Hyperthreading in P4 Xeon (question)

Wed Apr 3 11:16:28 PST 2002

> I can amplify that point.  A commercial CFD application ran significantly 
> slower using 4 threads vs 2 on a dual Prestonia system.  Anything memory 
> limited will probably behave the same way.

well, it's an interesting issue.  afaikt, the benefit of HT depends
on what degree your app leaves idle resources.  for instance,
if everything you run is thrashing your dram bandwidth (big arrays,
perhaps), then forget HT - it doesn't add extra dimms!
similarly, if the CPU has just one fsqrt unit, and that's your 
bottleneck, HT doesn't add more units.  there are other resource
nonlinearities, like cache hitrate - the same effect that gives rise
to superlinear SMP speedup will slaughter some apps run on HT...

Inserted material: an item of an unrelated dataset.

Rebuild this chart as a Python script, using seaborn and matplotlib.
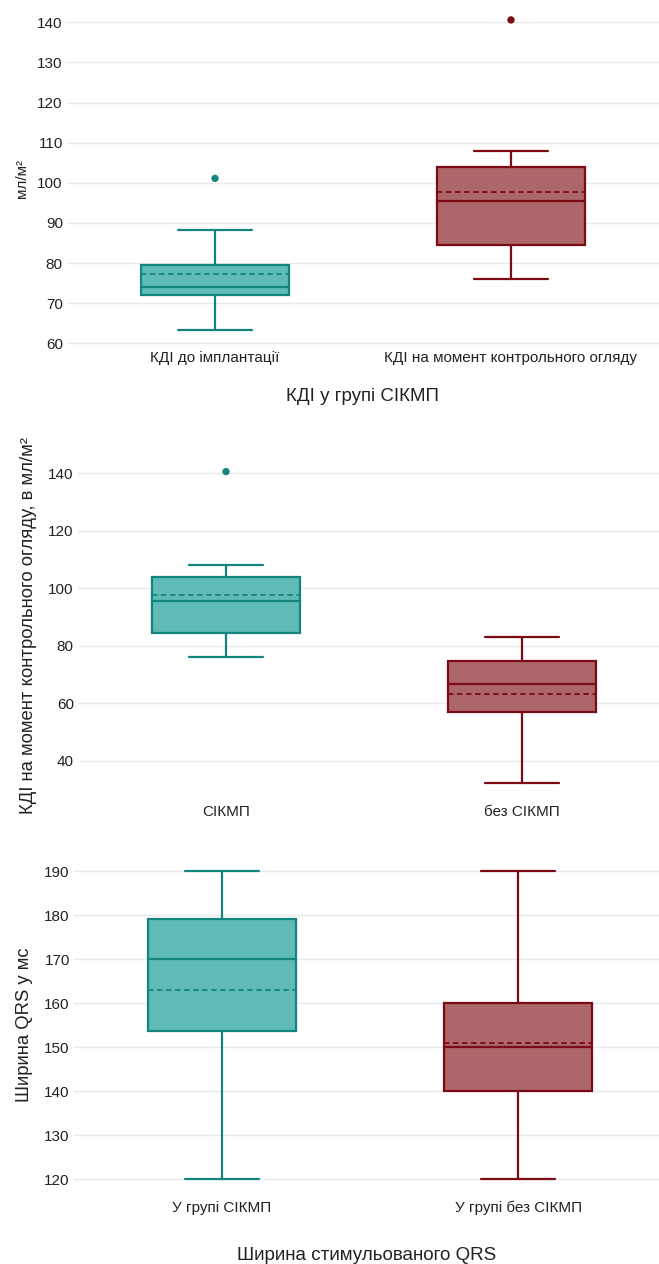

but if there's other work to be done while one thread is spinning
sqrt's, ie, there are idle resources, then a thread that uses them
will show HT profit...

in some sense, HT works precisely when the system's resources
*don't* match the optimal set your app wants.  I wonder if/when
Intel will start pouring in hordes of extra functional units,
since another 50M transistors will only improve the cache hit rate
a little bit...  of course, it's also true that HT makes bigger
TLB's and more associative caches attractive...